Travelling at about 16 km/s, it produced two major flares at 24.1km and 21.7km above the ground. The total energy produced by the fireball equalled somewhere between two and seven tonnes of TNT.
A growing trend
While some researchers took to the ground to hunt for dark meteorites in the Michigan snow, Dr Brown and his colleagues took to the internet to find reports of the fall. Because the region was densely populated, Dr Brown said there were a lot of video recordings that captured the fall.
Out of the wealth of camera phone and security footage, they tracked down almost 30 unique videos that were sharp enough to reveal their location. Of these, only a handful was good enough for the team members to perform detailed calibration.
How do you calibrate a casual fireball video? First you need to have a positional reference that helps to pinpoint where the video was taken from. Ideally, the same camera would be placed in the exact spot where the meteorite fall was originally viewed – though often a similar camera was used instead.
Measurements from those videos revealed the angle that the incoming meteorite was travelling on.
“A lot of the legwork was just talking to people,” Dr Brown says.
In addition to the casual imagery, the researchers looked at images from fireball surveys, where the calibration had already been performed.
While the official data was easier to work with, Dr Brown says that smart phones and dashboard cameras often tend to have higher resolution, providing better precision data if they can be calibrated. The growing prevalence of these kinds of cameras “has almost revolutionised this area,” he says.
While humans have collected meteorites for thousands of years, it wasn’t until 1959 that the first meteorite orbit was recovered. Cameras operated by the Ondrejov Observatory in the Czech Republic recorded the fall of the Pribram meteorite, allowing the researchers to trace its orbit back to the asteroid belt.
For the first time, astronomers were confident that meteors came from asteroids. “That orbit really sort of sealed it,” Dr Brown says.
Fireball networks came online through the 1960s, 70s, and 80s, and by 2000, four meteorite orbits were known. Three of those were H-chondrites, the iron-rich class of meteorites that most commonly falls, and the group that Hamburg belongs to.
Since 2000, those meteorites with orbits that can be calculated have increased. Another 10 were spotted by 2010. The last few years have produced a handful of traceable meteorites annually, Dr Brown says.
Today, there are about 30 meteorites whose orbits have been calculated. While the spread of cameras dedicated to tracking fireballs has played an important role, Dr Brown says that casual recordings have also advanced the field.
The Hamburg fall “was very well recorded, and that’s what makes it so interesting”, Dr Brown says.
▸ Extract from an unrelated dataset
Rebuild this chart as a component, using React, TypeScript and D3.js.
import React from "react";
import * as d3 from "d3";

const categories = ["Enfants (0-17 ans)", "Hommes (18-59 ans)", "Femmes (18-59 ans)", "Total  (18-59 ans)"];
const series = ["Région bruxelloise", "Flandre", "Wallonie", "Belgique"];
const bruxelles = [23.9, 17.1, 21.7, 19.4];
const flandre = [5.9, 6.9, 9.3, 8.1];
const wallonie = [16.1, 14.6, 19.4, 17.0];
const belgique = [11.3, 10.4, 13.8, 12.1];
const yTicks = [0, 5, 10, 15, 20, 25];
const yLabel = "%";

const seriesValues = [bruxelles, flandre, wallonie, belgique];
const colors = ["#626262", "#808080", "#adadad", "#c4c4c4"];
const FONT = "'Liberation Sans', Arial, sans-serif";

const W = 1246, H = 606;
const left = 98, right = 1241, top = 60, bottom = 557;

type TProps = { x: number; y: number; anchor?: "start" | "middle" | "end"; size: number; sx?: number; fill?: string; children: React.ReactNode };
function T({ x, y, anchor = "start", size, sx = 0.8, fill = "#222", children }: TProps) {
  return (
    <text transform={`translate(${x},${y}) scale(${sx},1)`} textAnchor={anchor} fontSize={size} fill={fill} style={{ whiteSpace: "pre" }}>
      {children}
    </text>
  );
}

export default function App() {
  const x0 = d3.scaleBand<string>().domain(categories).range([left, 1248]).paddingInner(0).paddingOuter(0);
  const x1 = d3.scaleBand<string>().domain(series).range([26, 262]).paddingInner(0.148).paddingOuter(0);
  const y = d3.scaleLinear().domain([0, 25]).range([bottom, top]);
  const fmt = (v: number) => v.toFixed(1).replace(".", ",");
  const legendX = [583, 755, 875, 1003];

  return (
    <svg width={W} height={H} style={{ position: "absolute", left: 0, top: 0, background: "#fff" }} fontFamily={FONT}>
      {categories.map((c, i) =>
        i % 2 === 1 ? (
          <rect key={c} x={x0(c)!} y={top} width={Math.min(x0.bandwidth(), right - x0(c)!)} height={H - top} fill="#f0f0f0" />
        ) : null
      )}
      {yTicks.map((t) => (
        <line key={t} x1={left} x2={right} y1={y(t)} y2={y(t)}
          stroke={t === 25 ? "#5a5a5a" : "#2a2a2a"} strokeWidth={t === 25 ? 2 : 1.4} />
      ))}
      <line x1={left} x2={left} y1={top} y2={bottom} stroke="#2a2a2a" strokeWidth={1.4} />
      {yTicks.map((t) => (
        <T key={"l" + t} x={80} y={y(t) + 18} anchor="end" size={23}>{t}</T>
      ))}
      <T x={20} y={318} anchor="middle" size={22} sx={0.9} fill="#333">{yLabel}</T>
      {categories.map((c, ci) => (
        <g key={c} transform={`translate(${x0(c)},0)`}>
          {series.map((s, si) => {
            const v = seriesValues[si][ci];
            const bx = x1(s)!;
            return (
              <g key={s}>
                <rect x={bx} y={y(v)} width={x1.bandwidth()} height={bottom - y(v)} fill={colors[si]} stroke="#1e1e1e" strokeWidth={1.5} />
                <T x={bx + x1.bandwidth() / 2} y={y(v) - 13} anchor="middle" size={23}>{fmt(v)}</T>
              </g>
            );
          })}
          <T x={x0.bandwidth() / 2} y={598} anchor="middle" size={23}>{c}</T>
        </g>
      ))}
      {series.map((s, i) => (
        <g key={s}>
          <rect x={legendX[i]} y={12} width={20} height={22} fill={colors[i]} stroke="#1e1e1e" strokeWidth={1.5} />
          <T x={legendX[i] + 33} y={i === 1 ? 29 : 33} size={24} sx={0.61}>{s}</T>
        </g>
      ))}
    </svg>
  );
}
After the more powerful 2013 Chelyabinsk fireball, “there’s no other fall that had so many video records”.
But casual video recordings have their downfall. Because they are so much more difficult to calibrate than official surveys, they take more time. That can move them down the priority list for swamped scientists.
Dr Brown knows of researchers working on nearly 10 more meteorite orbits, but he estimates that others exist. “There are data for probably another 20 that people just haven’t tried to do because it’s so much work,” he says. “It’s a difficult process.”
More questions than answers
Although H-chondrites make up the bulk of the meteorites that survive the plunge through Earth’s atmosphere, their origin remains a mystery. In 1998, astronomers proposed the large main-belt asteroid (6) Hebe as the primary parent body because it resembled H-chondrites.
Hebe’s orbit sits in a location where Jupiter’s gravitational forces can stir up material, allowing it to escape from the asteroid belt. Near-Earth asteroids similar to Hebe have also been spotted, suggesting that something – probably the giant planet Jupiter – slung material from the asteroid belt.
However, other main-belt asteroids similar to H-chondrites have been identified in recent years, muddying the picture.
Of the 30 or so meteorites with known orbits, nearly half are H-chondrites. So far, however, those objects don’t seem to be coming from the outer asteroid belt – the side facing Jupiter – where Hebe orbits. Instead, they appear to start their journey from the middle and inner belt, closer to the Sun. And the new discovery isn’t helping.
“Hamburg, unfortunately, adds more questions about the orbit of H-chondrites than it answers,” Dr Brown says.
Narrowing things down will take more meteorite samples. Dr Brown estimates that doubling the existing known orbits for H-chondrites will allow researchers to make more solid associations with a parent body.
That assumes the iron-rich asteroids come from a single source; it’s possible they come from two or more locations in the asteroid belt.
“It’s a very complicated story,” Dr Brown says. “We need to get more of these if we’re going to answer these questions more fully.”